## start

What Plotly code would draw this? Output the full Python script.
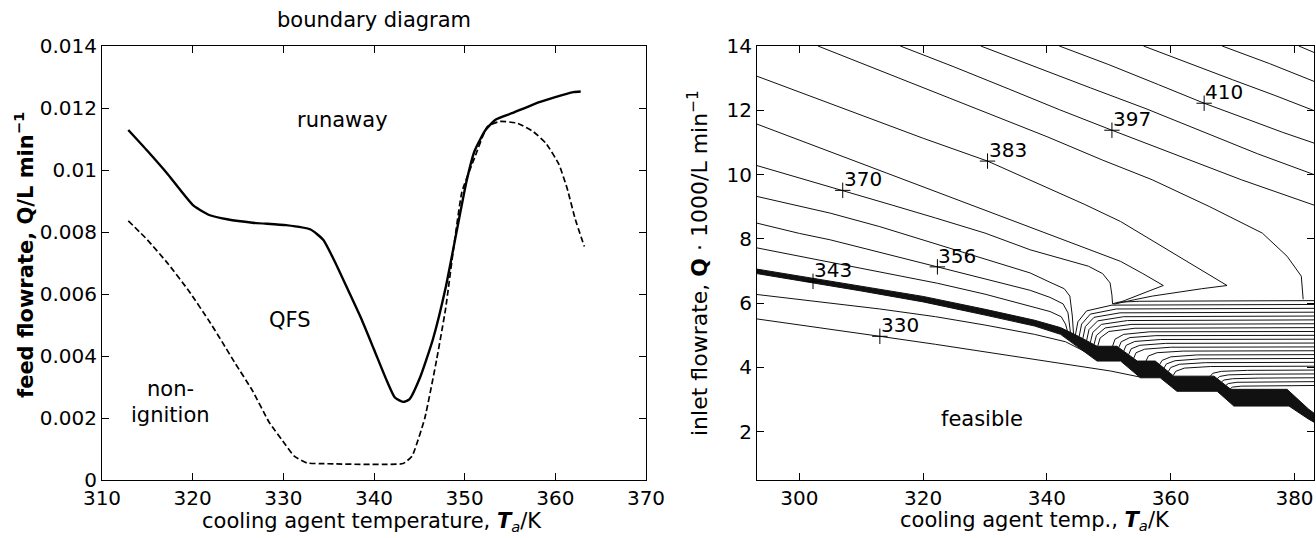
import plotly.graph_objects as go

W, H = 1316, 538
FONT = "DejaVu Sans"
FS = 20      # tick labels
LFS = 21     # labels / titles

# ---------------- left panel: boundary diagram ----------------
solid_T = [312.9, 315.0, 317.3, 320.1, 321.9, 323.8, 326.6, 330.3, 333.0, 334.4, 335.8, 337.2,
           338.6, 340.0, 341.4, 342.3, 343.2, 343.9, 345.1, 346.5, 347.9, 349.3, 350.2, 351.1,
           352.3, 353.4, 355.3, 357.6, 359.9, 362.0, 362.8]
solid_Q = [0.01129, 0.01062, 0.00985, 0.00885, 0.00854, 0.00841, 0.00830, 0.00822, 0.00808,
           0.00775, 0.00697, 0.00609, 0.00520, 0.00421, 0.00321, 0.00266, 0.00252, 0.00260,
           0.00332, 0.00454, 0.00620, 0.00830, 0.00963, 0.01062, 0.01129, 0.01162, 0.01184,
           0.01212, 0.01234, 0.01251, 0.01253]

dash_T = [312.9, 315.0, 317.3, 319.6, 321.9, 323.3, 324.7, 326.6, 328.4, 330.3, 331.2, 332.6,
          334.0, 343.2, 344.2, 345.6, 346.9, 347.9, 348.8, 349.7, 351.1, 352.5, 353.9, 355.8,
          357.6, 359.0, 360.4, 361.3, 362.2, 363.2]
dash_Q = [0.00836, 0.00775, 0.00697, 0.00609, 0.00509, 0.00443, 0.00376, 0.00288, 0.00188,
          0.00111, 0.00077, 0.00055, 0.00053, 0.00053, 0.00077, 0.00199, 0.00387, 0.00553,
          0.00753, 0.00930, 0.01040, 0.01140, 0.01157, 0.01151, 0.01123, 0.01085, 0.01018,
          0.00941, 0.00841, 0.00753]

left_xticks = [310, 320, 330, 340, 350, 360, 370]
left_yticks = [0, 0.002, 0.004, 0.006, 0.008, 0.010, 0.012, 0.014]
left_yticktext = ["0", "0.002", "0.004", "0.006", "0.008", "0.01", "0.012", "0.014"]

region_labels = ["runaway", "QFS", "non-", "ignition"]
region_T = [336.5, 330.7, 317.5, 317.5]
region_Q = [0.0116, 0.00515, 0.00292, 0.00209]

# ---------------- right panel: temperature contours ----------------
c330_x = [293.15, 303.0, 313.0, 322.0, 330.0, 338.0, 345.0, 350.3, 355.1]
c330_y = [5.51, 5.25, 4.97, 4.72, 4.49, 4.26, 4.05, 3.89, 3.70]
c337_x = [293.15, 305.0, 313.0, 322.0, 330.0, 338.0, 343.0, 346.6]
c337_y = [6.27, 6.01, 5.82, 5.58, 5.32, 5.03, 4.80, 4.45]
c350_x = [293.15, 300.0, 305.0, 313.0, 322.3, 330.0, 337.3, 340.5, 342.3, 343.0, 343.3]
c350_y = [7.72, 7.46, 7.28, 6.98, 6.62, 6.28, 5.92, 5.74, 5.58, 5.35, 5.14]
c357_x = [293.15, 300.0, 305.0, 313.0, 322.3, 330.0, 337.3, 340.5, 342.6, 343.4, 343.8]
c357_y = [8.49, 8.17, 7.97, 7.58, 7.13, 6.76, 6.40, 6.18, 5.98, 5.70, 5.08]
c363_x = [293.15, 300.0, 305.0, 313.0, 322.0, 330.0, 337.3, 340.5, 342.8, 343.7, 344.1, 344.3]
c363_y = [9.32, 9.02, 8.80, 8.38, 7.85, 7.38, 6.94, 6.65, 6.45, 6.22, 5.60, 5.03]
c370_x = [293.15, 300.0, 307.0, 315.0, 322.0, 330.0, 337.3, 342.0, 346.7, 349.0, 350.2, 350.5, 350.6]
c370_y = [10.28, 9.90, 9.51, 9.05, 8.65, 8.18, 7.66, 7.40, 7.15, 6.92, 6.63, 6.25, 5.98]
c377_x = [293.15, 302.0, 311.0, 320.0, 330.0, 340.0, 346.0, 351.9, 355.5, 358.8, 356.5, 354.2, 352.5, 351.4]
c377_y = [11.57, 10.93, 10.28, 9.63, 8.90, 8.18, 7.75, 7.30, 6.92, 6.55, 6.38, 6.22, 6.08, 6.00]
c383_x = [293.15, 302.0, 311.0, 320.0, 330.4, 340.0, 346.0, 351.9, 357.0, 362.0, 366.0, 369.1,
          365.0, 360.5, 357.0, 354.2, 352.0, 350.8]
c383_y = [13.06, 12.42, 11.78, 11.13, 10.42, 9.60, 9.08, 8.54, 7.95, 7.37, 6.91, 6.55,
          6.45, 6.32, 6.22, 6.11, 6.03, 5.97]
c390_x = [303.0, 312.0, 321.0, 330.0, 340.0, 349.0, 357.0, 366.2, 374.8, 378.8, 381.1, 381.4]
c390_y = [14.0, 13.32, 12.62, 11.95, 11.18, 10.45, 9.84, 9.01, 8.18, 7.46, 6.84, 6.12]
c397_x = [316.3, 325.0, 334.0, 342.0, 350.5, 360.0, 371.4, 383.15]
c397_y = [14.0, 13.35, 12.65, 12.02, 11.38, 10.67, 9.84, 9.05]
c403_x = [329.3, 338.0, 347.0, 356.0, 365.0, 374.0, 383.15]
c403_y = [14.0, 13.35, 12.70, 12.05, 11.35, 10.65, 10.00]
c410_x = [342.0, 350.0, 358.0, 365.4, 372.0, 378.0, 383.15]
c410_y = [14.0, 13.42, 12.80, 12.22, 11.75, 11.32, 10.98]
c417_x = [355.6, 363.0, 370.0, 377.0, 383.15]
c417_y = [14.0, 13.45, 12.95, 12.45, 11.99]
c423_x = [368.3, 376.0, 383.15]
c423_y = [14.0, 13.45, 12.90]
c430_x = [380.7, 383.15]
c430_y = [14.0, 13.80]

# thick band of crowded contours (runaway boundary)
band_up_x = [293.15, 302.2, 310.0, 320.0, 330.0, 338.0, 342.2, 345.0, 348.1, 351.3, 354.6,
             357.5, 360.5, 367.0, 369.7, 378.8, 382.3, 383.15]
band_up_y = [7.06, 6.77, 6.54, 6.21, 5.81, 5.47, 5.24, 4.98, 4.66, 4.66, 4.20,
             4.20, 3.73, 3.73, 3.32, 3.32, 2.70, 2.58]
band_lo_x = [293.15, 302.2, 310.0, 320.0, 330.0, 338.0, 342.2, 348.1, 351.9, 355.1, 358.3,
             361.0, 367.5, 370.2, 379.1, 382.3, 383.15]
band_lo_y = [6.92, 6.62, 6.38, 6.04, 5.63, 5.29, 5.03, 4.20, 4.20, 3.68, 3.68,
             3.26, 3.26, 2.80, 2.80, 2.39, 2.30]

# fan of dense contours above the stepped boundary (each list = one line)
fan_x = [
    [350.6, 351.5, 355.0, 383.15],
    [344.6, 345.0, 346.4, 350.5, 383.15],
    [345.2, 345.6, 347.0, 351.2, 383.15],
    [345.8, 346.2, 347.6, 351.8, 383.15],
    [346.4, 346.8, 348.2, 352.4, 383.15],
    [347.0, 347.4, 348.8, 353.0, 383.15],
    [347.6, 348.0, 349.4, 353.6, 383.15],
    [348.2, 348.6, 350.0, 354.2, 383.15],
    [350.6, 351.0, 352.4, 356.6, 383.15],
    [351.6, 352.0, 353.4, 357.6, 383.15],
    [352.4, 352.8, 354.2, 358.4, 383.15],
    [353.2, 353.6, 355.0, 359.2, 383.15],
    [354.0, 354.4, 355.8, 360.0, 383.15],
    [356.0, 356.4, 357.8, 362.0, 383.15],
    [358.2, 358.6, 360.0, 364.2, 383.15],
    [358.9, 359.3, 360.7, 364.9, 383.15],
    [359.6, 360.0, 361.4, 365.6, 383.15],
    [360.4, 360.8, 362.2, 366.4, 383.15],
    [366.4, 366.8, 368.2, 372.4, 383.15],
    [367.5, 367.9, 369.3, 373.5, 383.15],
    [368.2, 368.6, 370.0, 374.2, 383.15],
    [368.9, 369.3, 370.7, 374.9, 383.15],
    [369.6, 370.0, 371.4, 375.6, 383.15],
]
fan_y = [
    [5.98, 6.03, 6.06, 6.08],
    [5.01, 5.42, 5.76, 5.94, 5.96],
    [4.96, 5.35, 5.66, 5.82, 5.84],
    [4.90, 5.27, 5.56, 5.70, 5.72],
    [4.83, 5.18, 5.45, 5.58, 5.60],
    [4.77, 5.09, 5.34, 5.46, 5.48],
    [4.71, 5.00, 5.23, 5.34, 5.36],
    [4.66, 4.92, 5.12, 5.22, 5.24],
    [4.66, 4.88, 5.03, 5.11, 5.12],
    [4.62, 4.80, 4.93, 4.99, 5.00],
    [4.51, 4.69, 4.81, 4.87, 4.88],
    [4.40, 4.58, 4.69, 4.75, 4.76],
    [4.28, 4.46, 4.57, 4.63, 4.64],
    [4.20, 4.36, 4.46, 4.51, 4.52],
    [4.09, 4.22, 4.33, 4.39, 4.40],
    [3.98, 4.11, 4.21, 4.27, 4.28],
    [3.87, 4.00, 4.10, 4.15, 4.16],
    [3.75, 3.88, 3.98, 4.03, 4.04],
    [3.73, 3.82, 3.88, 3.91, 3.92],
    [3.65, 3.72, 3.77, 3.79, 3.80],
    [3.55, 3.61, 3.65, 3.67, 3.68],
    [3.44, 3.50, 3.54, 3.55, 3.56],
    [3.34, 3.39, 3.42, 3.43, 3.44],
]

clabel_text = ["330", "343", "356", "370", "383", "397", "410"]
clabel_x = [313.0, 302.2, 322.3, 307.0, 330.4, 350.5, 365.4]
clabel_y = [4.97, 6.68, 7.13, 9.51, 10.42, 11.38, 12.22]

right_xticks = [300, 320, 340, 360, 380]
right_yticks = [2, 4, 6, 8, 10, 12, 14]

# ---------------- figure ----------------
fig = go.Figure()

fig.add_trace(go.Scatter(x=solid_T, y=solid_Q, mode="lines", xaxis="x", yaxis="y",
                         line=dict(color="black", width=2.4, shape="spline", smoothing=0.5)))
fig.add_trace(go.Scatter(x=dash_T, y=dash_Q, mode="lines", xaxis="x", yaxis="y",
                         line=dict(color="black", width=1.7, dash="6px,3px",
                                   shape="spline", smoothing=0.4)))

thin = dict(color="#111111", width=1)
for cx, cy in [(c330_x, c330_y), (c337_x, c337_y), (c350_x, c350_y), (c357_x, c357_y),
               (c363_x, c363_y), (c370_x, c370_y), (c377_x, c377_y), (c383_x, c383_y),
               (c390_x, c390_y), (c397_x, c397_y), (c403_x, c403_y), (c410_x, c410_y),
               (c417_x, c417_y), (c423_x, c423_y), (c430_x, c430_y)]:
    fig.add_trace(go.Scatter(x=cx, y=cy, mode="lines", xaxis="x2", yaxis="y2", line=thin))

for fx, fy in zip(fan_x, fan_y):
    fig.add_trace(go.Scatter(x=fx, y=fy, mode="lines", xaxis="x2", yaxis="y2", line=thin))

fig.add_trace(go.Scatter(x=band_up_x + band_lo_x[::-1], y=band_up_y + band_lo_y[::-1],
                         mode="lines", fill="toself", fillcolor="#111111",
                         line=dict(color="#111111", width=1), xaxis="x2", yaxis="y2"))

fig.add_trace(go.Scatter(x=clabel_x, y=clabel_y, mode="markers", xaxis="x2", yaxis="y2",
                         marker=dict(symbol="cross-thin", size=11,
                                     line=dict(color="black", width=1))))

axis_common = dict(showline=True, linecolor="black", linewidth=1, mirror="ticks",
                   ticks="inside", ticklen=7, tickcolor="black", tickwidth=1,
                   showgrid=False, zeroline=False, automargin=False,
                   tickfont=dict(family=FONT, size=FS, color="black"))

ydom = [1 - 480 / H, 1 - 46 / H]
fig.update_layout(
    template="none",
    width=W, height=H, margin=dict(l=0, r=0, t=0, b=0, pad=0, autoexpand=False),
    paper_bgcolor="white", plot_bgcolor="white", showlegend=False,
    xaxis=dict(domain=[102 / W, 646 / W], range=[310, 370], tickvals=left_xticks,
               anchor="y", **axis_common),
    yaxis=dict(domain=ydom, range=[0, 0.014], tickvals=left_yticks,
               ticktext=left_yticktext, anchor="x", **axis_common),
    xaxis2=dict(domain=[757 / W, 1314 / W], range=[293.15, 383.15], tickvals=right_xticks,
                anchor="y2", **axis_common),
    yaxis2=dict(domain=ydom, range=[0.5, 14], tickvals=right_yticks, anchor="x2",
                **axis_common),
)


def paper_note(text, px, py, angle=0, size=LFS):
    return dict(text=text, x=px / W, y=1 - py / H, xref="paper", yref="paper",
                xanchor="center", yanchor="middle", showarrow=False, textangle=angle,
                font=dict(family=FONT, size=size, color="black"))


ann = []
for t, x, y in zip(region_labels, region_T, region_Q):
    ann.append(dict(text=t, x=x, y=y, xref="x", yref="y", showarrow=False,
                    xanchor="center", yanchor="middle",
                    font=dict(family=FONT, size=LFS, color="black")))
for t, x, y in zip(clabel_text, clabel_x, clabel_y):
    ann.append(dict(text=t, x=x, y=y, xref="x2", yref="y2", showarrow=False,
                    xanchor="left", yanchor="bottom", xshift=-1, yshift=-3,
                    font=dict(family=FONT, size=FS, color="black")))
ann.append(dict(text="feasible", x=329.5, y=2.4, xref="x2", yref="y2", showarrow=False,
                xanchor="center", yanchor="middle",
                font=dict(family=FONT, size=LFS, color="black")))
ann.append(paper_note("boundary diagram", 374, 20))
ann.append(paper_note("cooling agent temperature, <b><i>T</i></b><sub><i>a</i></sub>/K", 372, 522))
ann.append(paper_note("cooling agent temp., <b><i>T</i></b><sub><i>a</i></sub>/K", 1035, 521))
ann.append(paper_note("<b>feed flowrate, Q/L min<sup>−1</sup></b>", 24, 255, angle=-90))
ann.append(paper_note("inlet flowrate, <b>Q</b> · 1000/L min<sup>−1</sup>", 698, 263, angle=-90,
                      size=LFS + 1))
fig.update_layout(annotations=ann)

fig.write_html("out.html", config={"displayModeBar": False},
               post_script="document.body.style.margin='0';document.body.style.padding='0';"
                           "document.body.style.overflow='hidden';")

## end

Copy nothing but the lines from the first one in the listing through the line with "labels / titles", and omit the pictures.

What Plotly code would draw this? Output the full Python script.
import plotly.graph_objects as go

W, H = 1316, 538
FONT = "DejaVu Sans"
FS = 20      # tick labels
LFS = 21     # labels / titles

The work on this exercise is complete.